Никогда не слушайте суждений обо мне людей (друзей!), я многих задела (любила и разлюбила, нянчила и выронила) — для людей расхождение ведь вопрос самолюбия, которое, кстати, по-мужски и по-божески — щажу. — Не слушайте. — Скажу хуже, пуще — но верней!


______


Вы получите от меня еще два письма: одно о Ваших и моих писаниях, другое — со стихами к Вам. Потом я замолчу. Без оклика — никогда не напишу. Писать — входить без стуку. Мой же дом всегда на полдороге к Вам. Когда бы Вы ни писали, знайте, что Ваша мысль — всегда в ответе.
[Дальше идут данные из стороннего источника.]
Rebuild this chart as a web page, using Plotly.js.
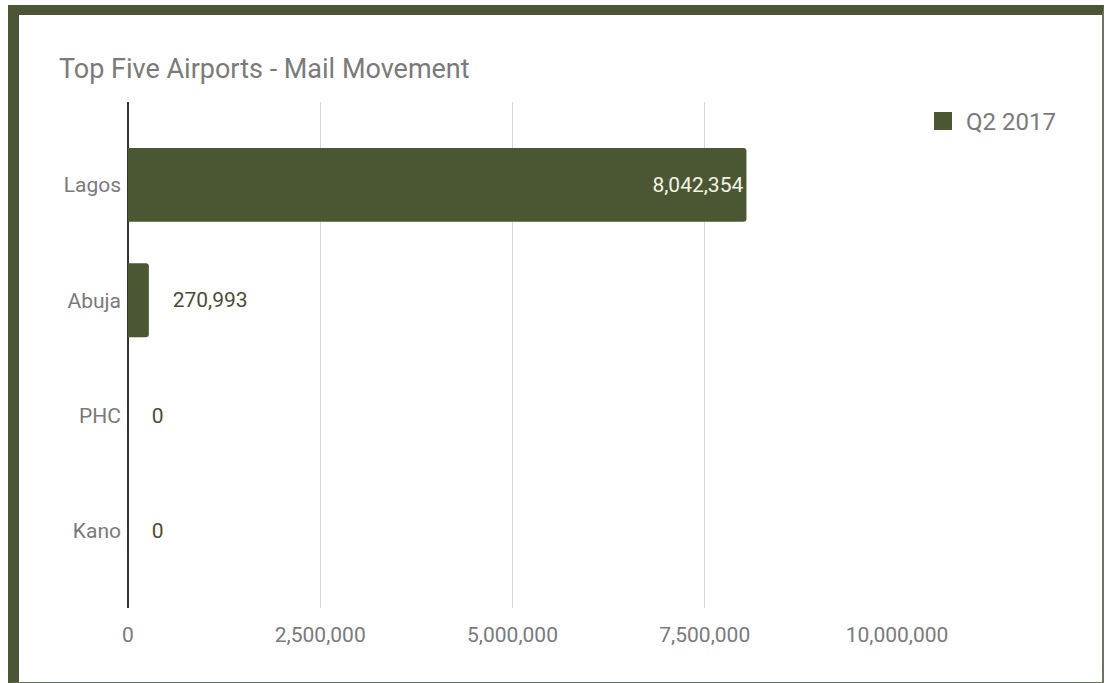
<!DOCTYPE html>
<html>
<head>
<meta charset="utf-8">
<script src="https://cdn.plot.ly/plotly-3.0.1.min.js"></script>
<style>
  html, body { margin: 0; padding: 0; background: #ffffff; width: 1105px; height: 683px; overflow: hidden; }
  #frame { position: absolute; left: 8px; top: 5px; width: 1083px; height: 667px;
           border-left: 11px solid #4b5637; border-top: 10px solid #4b5637;
           border-right: 2px solid #6b745f; border-bottom: 1px solid #6b745f; box-sizing: content-box; }
  #chart { position: absolute; left: 0; top: 0; width: 1105px; height: 683px; }
</style>
</head>
<body>
<div id="frame"></div>
<div id="chart"></div>
<script>
// Data
const airports = ["Lagos", "Abuja", "PHC", "Kano"];
const mailQ2_2017 = [8042354, 270993, 0, 0];
const seriesName = "Q2 2017";
const chartTitle = "Top Five Airports - Mail Movement";
const xTickValues = [0, 2500000, 5000000, 7500000, 10000000];

const barColor = "#4b5632";
const W = 1105, H = 683;
const M = { l: 128, r: 208, t: 102, b: 75 };
const plotW = W - M.l - M.r, plotH = H - M.t - M.b;
const px2x = p => (p - M.l) / plotW;
const py2y = p => (H - M.b - p) / plotH;

const textPositions = mailQ2_2017.map((v, i) => i === 0 ? "inside" : "outside");
const labels = mailQ2_2017.map((v, i) => {
  const s = v.toLocaleString("en-US");
  return i === 0 ? s : "\u00a0\u00a0\u00a0\u00a0" + s;
});

const trace = {
  type: "bar",
  orientation: "h",
  name: seriesName,
  y: airports,
  x: mailQ2_2017,
  width: 0.64,
  marker: { color: barColor, cornerradius: 3 },
  text: labels,
  textposition: textPositions,
  insidetextanchor: "end",
  insidetextfont: { family: "Roboto, sans-serif", size: 21, color: "#f3f3e8" },
  outsidetextfont: { family: "Roboto, sans-serif", size: 21, color: "#4a4d36" },
  cliponaxis: false,
  hoverinfo: "x+y",
  showlegend: false
};

const layout = {
  width: W,
  height: H,
  paper_bgcolor: "rgba(0,0,0,0)",
  plot_bgcolor: "rgba(0,0,0,0)",
  margin: M,
  font: { family: "Roboto, sans-serif", color: "#777777" },
  title: {
    text: chartTitle,
    font: { family: "Roboto, sans-serif", size: 27, color: "#7a7a7a" },
    xref: "container", yref: "container",
    x: 59 / W, xanchor: "left",
    y: 1 - 69 / H, yanchor: "middle"
  },
  xaxis: {
    range: [0, 10000000],
    tickvals: xTickValues,
    tickformat: ",d",
    showgrid: true,
    gridcolor: "#d6d6d6",
    gridwidth: 1,
    zeroline: true,
    zerolinecolor: "#333333",
    zerolinewidth: 1.5,
    showline: false,
    ticks: "",
    ticklabelstandoff: 12,
    tickfont: { family: "Roboto, sans-serif", size: 21, color: "#7a7a7a" },
    fixedrange: true
  },
  yaxis: {
    type: "category",
    categoryorder: "array",
    categoryarray: airports,
    range: [3.67, -0.72],
    showgrid: false,
    zeroline: false,
    showline: false,
    ticks: "",
    ticklabelstandoff: 6,
    tickfont: { family: "Roboto, sans-serif", size: 21, color: "#7a7a7a" },
    fixedrange: true
  },
  showlegend: false,
  shapes: [{
    type: "rect", xref: "paper", yref: "paper",
    x0: px2x(934), x1: px2x(952), y0: py2y(112), y1: py2y(130),
    fillcolor: barColor, line: { width: 0 }
  }],
  annotations: [{
    text: seriesName, xref: "paper", yref: "paper",
    x: px2x(964), y: py2y(121.5), xanchor: "left", yanchor: "middle",
    showarrow: false,
    font: { family: "Roboto, sans-serif", size: 24, color: "#7a7a7a" }
  }]
};

Plotly.newPlot("chart", [trace], layout, { displayModeBar: false });
</script>
</body>
</html>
Где уж тут: стук в дверь: раз навсегда сорвана!


_______


Засим, Пастернак, до свидания. — Да, еще Вы должны подарить мне Библию, не из Ваших рук не возьму.


МЦ.


Мокропсы, 11-го нов<ого> февраля 1923 г.


Дорогой Пастернак,


Это письмо будет о Ваших писаниях и — если хватит места и охота не пропадет! — немножко о своих. Ваша книга — ожог. Та — ливень,[591] а эта — ожог: мне больно было, и я не дула. (Другие — кольдкремом мажут, картофельной мукой присыпают! — под-ле-цы!) Ну, вот, обожглась, обожглась и загорелась, — и сна нет, и дня нет. Только Вы, Вы один. Я сама — собиратель, сама не от себя, сама всю жизнь от себя (рвусь!) и успокаиваюсь только, когда уж ни одной зги моей — во мне. Милый Пастернак, — разрешите перескок: Вы — явление природы. Сейчас объясню, почему. Проверяю на себе: никогда ничего не беру из вторых рук, а люди — это вторые руки, поэты — третьи. Стало быть. Вы так и не вжились — ни во что! И — конечно — Ваши стихи не человеческие: ни приметы. Бог задумал Вас дубом, а сделал человеком, и в Вас ударяют все молнии (есть — такие дубы!), а Вы должны жить. (На дубе не настаиваю: сама сейчас в роли дуба и сама должна жить, но — мимо!)